_YOUR TASK:_ Pictures are not part of the copy. Retype the lines from the first one through the line that contains "y_ticks = [-1, 0, 1, 2, 3, 4, 5, 6]".

_SUPPLIED DATA:_

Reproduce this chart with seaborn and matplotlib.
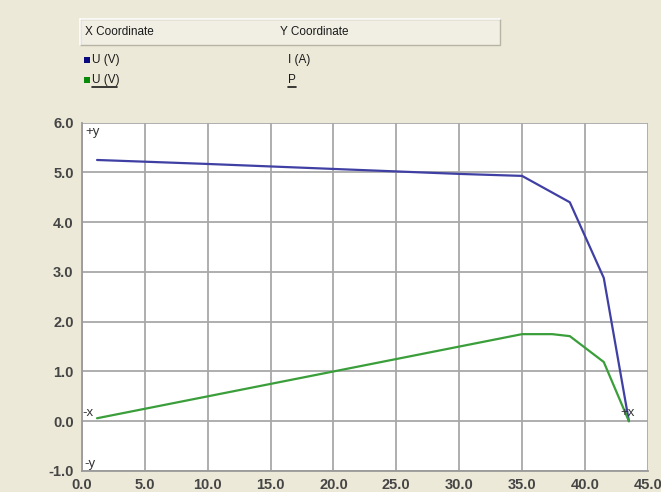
import matplotlib
matplotlib.use("Agg")
import matplotlib.pyplot as plt
from matplotlib.patches import Rectangle
import seaborn as sns
import pandas as pd

# Measured module characteristic: voltage U (V), current I (A), power P (scaled)
u_current = [1.2, 10.0, 20.0, 30.0, 35.0, 38.8, 41.5, 43.5]
i_current = [5.25, 5.17, 5.07, 4.97, 4.93, 4.40, 2.88, 0.0]

u_power = [1.2, 35.0, 37.4, 38.8, 41.5, 43.5]
p_power = [0.06, 1.75, 1.75, 1.71, 1.19, 0.0]

x_ticks = [0, 5, 10, 15, 20, 25, 30, 35, 40, 45]
y_ticks = [-1, 0, 1, 2, 3, 4, 5, 6]

header_cols = ["X Coordinate", "Y Coordinate"]
series_rows = [("U (V)", "I (A)", "#0a0a80"), ("U (V)", "P", "#0a8a0a")]

BG = "#ECE9D8"
GRID = "#A8A8A8"

sns.set_theme(style="whitegrid")
plt.rcParams["font.family"] = ["DejaVu Sans"]

fig = plt.figure(figsize=(6.61, 4.92), dpi=100, facecolor=BG)
ax = fig.add_axes([0.124, 0.0427, 0.856, 0.708])
ax.set_facecolor("white")

df_i = pd.DataFrame({"U": u_current, "val": i_current})
df_p = pd.DataFrame({"U": u_power, "val": p_power})
sns.lineplot(data=df_i, x="U", y="val", ax=ax, color="#4040A4", lw=1.6,
             sort=False, estimator=None)
sns.lineplot(data=df_p, x="U", y="val", ax=ax, color="#3A9E3A", lw=1.6,
             sort=False, estimator=None)

ax.set_xlim(0, 45)
ax.set_ylim(-1, 6)
ax.set_xticks(x_ticks)
ax.set_yticks(y_ticks)
ax.set_xticklabels([f"{v:.1f}" for v in x_ticks])
ax.set_yticklabels([f"{v:.1f}" for v in y_ticks])
ax.set_xlabel("")
ax.set_ylabel("")
ax.grid(True, color=GRID, lw=1.3)
ax.set_axisbelow(True)
for side in ["top", "right"]:
    ax.spines[side].set_visible(False)
for side in ["left", "bottom"]:
    ax.spines[side].set_color("#9A9A9A")
    ax.spines[side].set_linewidth(1.3)
ax.tick_params(axis="both", which="both", length=5, width=1.2, color="#707070",
               labelsize=10.5, labelcolor="#454545", pad=1)
ax.tick_params(axis="x", pad=0)
for lbl in ax.get_xticklabels() + ax.get_yticklabels():
    lbl.set_fontweight("bold")
    lbl.set_fontfamily("Liberation Sans")

# Axis direction markers
marker_kw = dict(fontsize=9.5, color="#333333", family="Liberation Sans")
ax.text(0.3, 5.82, "+y", ha="left", va="center", **marker_kw)
ax.text(0.0, 0.17, "-x", ha="left", va="center", **marker_kw)
ax.text(0.2, -0.86, "-y", ha="left", va="center", **marker_kw)
ax.text(43.4, 0.17, "+x", ha="center", va="center", **marker_kw)

# Series header table above the plot
W, H = 661, 492
def fx(px):
    return px / W
def fy(py):
    return 1 - py / H

box = Rectangle((fx(80), fy(45)), fx(500) - fx(80), fy(19) - fy(45),
                transform=fig.transFigure, facecolor="#F1EFE4",
                edgecolor="#B8B4A4", lw=1.0)
fig.patches.append(box)
fig.add_artist(plt.Line2D([fx(80), fx(500)], [fy(19), fy(19)],
                          transform=fig.transFigure, color="white", lw=1.2))
fig.add_artist(plt.Line2D([fx(80), fx(80)], [fy(19), fy(45)],
                          transform=fig.transFigure, color="white", lw=1.2))

txt_kw = dict(fontsize=8.5, color="#1a1a1a", family="Liberation Sans",
              va="center", ha="left")
fig.text(fx(85), fy(32), header_cols[0], **txt_kw)
fig.text(fx(280), fy(32), header_cols[1], **txt_kw)

row_y = [60, 80]
for (xname, yname, col), ry in zip(series_rows, row_y):
    fig.patches.append(Rectangle((fx(84), fy(ry + 3)), fx(6), fy(ry - 3) - fy(ry + 3),
                                 transform=fig.transFigure, facecolor=col,
                                 edgecolor="none"))
    fig.text(fx(92), fy(ry), xname, **txt_kw)
    fig.text(fx(288), fy(ry), yname, **txt_kw)

# underline the selected (second) row
fig.add_artist(plt.Line2D([fx(92), fx(117)], [fy(87), fy(87)],
                          transform=fig.transFigure, color="#1a1a1a", lw=1.2))
fig.add_artist(plt.Line2D([fx(288), fx(296)], [fy(87), fy(87)],
                          transform=fig.transFigure, color="#1a1a1a", lw=1.2))

fig.savefig("out.png", dpi=100, facecolor=BG)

_WRITTEN RESPONSE:_
Reproduce this chart with seaborn and matplotlib.
import matplotlib
matplotlib.use("Agg")
import matplotlib.pyplot as plt
from matplotlib.patches import Rectangle
import seaborn as sns
import pandas as pd

# Measured module characteristic: voltage U (V), current I (A), power P (scaled)
u_current = [1.2, 10.0, 20.0, 30.0, 35.0, 38.8, 41.5, 43.5]
i_current = [5.25, 5.17, 5.07, 4.97, 4.93, 4.40, 2.88, 0.0]

u_power = [1.2, 35.0, 37.4, 38.8, 41.5, 43.5]
p_power = [0.06, 1.75, 1.75, 1.71, 1.19, 0.0]

x_ticks = [0, 5, 10, 15, 20, 25, 30, 35, 40, 45]
y_ticks = [-1, 0, 1, 2, 3, 4, 5, 6]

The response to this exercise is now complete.